This past Sunday night, my wife and I were talking about movies while we were putting our kiddo to bed and the conversation turned to Baywatch which was released a couple days prior.  I mentioned that it had fallen into “rental” territory for me given the horrid reviews it’s been getting and after tanking at the box office, to which my wife replied “Well you better figure out how to get me my fix of Dwayne “The Rock” Johnson if we’re not going to the theaters for Baywatch!” Oops….. Luckily, that was when I remembered that I had seen that Central Intelligence was on one of the myriad streaming services we have – crisis averted! So after the kiddo was asleep, we poured some beers, and fired up the Apple TV to, hopefully, watch a solid comedy (which are in terribly short supply in modern times).

Let’s dig into it!

Central Intelligence poster

Central Intelligence follows Robbie Wierdicht, played by Dwayne Johnson, and Calvin Joyner, played by Kevin Hart, as they find each other, 20 years after Calvin helped out Robbie following a horrific prank played on him by the school bullies. As their 20 year high school reunion approaches, Robbie reemerges after disappearing following the prank and asks Calvin out for a beer and it soon becomes clear that Robbie is a very different person than he was in high school.

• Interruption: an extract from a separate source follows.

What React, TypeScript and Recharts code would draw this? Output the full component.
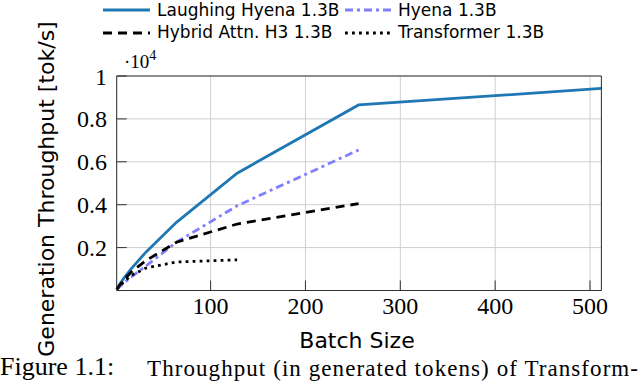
import { CartesianGrid, Line, LineChart, XAxis, YAxis } from 'recharts';

const batchSizes = [1, 2, 4, 8, 16, 32, 64, 128, 256, 512];
const laughingHyena = [70, 140, 280, 540, 1000, 1800, 3180, 5470, 8650, 9420];
const hyena = [40, 80, 160, 320, 620, 1150, 2250, 3950, 6550];
const hybridH3 = [60, 120, 240, 470, 850, 1400, 2250, 3100, 4050];
const transformer = [50, 100, 200, 380, 700, 1050, 1330, 1430];

const xTicks = [100, 200, 300, 400, 500];
const yTicks = [0, 2000, 4000, 6000, 8000, 10000];

const series = [
  { key: 'laughing', name: 'Laughing Hyena 1.3B', color: '#1f77b4', dash: undefined },
  { key: 'hyena', name: 'Hyena 1.3B', color: '#8080ff', dash: '8 4 3 4' },
  { key: 'h3', name: 'Hybrid Attn. H3 1.3B', color: '#000000', dash: '9 6' },
  { key: 'transformer', name: 'Transformer 1.3B', color: '#000000', dash: '2.8 4.2' },
];

const data = batchSizes.map((b, i) => ({
  batch: b,
  laughing: laughingHyena[i],
  hyena: hyena[i],
  h3: hybridH3[i],
  transformer: transformer[i],
}));

const W = 640;
const H = 381;
const frame = '#333333';
const serif = 'Liberation Serif';
const sans = 'DejaVu Sans';

// legend slots: [lineStart, lineEnd, textX, lineY, baseline]
const legendSlots = [
  [103, 150, 157, 10, 15.5],
  [345, 392, 398, 10, 15.5],
  [103, 150, 157, 33, 38],
  [345, 392, 398, 33, 38],
];

interface TickProps {
  x?: number;
  y?: number;
  payload?: { value: number };
}

function XTick({ x, y, payload }: TickProps) {
  return (
    <text x={x} y={y} dy="0.71em" textAnchor="middle" fontFamily={serif} fontSize={24} fill="#000">
      {payload?.value}
    </text>
  );
}

function YTick({ x, y, payload }: TickProps) {
  const v = payload?.value ?? 0;
  if (v === 0) return null;
  return (
    <text x={x} y={y} dy="0.355em" textAnchor="end" fontFamily={serif} fontSize={24} fill="#000">
      {String(v / 10000)}
    </text>
  );
}

function Overlay() {
  return (
    <svg width={W} height={H} style={{ position: 'absolute', left: 0, top: 0, pointerEvents: 'none' }}>
      {series.map((s, i) => {
        const [x1, x2, tx, ly, by] = legendSlots[i];
        return (
          <g key={s.key}>
            <line x1={x1} x2={x2} y1={ly} y2={ly} stroke={s.color} strokeWidth={2.8} strokeDasharray={s.dash} />
            <text x={tx} y={by} fontFamily={sans} fontSize={17} fill="#000">
              {s.name}
            </text>
          </g>
        );
      })}
      <text x={124} y={68} fontFamily={serif} fontSize={19} fill="#000">
        ·10
        <tspan fontSize={14} dy={-8}>
          4
        </tspan>
      </text>
      <text
        transform="translate(54,189) rotate(-90)"
        textAnchor="middle"
        fontFamily={sans}
        fontSize={22}
        fill="#000"
      >
        Generation Throughput [tok/s]
      </text>
      <text x={357} y={348} textAnchor="middle" fontFamily={sans} fontSize={22} fill="#000">
        Batch Size
      </text>
      <text x={0} y={375} fontFamily={serif} fontSize={26} fill="#000">
        Figure 1.1:
      </text>
      <text
        x={147}
        y={375.5}
        fontFamily={serif}
        fontSize={23}
        fill="#000"
        textLength={491}
        lengthAdjust="spacing"
      >
        Throughput (in generated tokens) of Transform-
      </text>
    </svg>
  );
}

export default function App() {
  return (
    <div
      style={{
        position: 'absolute',
        left: 0,
        top: 0,
        width: W,
        height: H,
        background: '#fff',
        overflow: 'hidden',
      }}
    >
      <LineChart width={W} height={H} data={data} margin={{ top: 75, right: 37.6, bottom: 60.5, left: 76.7 }}>
        <CartesianGrid stroke="#cfcfcf" strokeWidth={1} />
        <XAxis
          dataKey="batch"
          type="number"
          domain={[1, 512]}
          ticks={xTicks}
          height={30}
          tickSize={-10}
          tickMargin={16.5}
          axisLine={{ stroke: frame }}
          tickLine={{ stroke: frame }}
          tick={<XTick />}
        />
        <XAxis
          xAxisId="top"
          orientation="top"
          dataKey="batch"
          type="number"
          domain={[1, 512]}
          ticks={xTicks}
          height={1}
          tickSize={-10}
          axisLine={{ stroke: frame }}
          tickLine={{ stroke: frame }}
          tick={false}
        />
        <YAxis
          type="number"
          domain={[0, 10000]}
          ticks={yTicks}
          width={40}
          tickSize={-10}
          tickMargin={19.7}
          axisLine={{ stroke: frame }}
          tickLine={{ stroke: frame }}
          tick={<YTick />}
        />
        <YAxis
          yAxisId="right"
          orientation="right"
          type="number"
          domain={[0, 10000]}
          ticks={yTicks}
          width={1}
          tickSize={-10}
          axisLine={{ stroke: frame }}
          tickLine={{ stroke: frame }}
          tick={false}
        />
        {series.map((s) => (
          <Line
            key={s.key}
            dataKey={s.key}
            name={s.name}
            type="linear"
            stroke={s.color}
            strokeWidth={2.8}
            strokeDasharray={s.dash}
            dot={false}
            activeDot={false}
            isAnimationActive={false}
          />
        ))}
      </LineChart>
      <Overlay />
    </div>
  );
}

The casting for Central Intelligence is pretty spot on for the needs of the movie, there’s no denying the Dwayne “The Rock” Johnson has all the charisma in the world (the man basically sung a show tune in Moana for God’s sake and we all bought it hook, line, and sinker) and Kevin Hart is slowly gaining more and more steam as a new go-to in Hollywood for comedies. So the only question was, would the two work together well and they absolutely do.

Their combination of comedic talents is really the back bone of this movie and is what carries the, somewhat forgettable, plot.  As the two characters continue to interact, the way that Johnson just oozes awkward hero worship on to Hart is outstanding and you truly feel that awkwardness coming through the screen at you.  For Hart’s part, he does an solid job of playing the one on the receiving end of the hero worship and not knowing how to take it, especially since his character peaked in high school and he has never gotten back to that level of inflated ego.

As for the story, the plot stays pretty solid throughout, although with a movie like this plot holes aren’t the end of the world. It does play a bit coy with the reveal and tries, with some success, to lead you down a few potential paths before revealing the true villain which made it more entertaining. There are a few running jokes that, in my opinion, provide some of the highlights of the movie. Also, the ending does leave it open for a sequel (shocker, I know) and I wouldn’t be opposed to seeing a sequel provided that the story is good enough.

Now, I’m gonna get a little deep here so bear with me…  (phrasing, HA!).  A lot of movies and television shows these days try to imbue a moral into their story telling and most of the time it comes off as heavy handed to the point of being ham-fisted and preachy.  I’m looking at you Elysium and Supergirl. But oddly enough, Central Intelligence, manages to tell the audience something really important with out beating them over the head with it. As I explained above, Robbie is the victim of a malicious prank and Calvin is the only one to help him out.  Fast forward 20 years and even though Robbie has the better physique, the better life, the better job, and is all around the “cooler” guy, Robbie still looks up to Calvin in every single way not just because that’s how it was in high school but because, at his absolutely lowest point imaginable, Calvin was the only one to show him mercy and help him.  It may be hyperbolized and played for laughs in the movie, but it goes to show how one small act of kindness can change the direction of someone’s life.

The best way to give my final verdict on Central Intelligence, is that it’s a great way to spend a lazy Sunday evening.  A solid if somewhat forgettable comedy with an accidentally/on purpose message that’s well worth watching on a streaming service or renting on the cheap.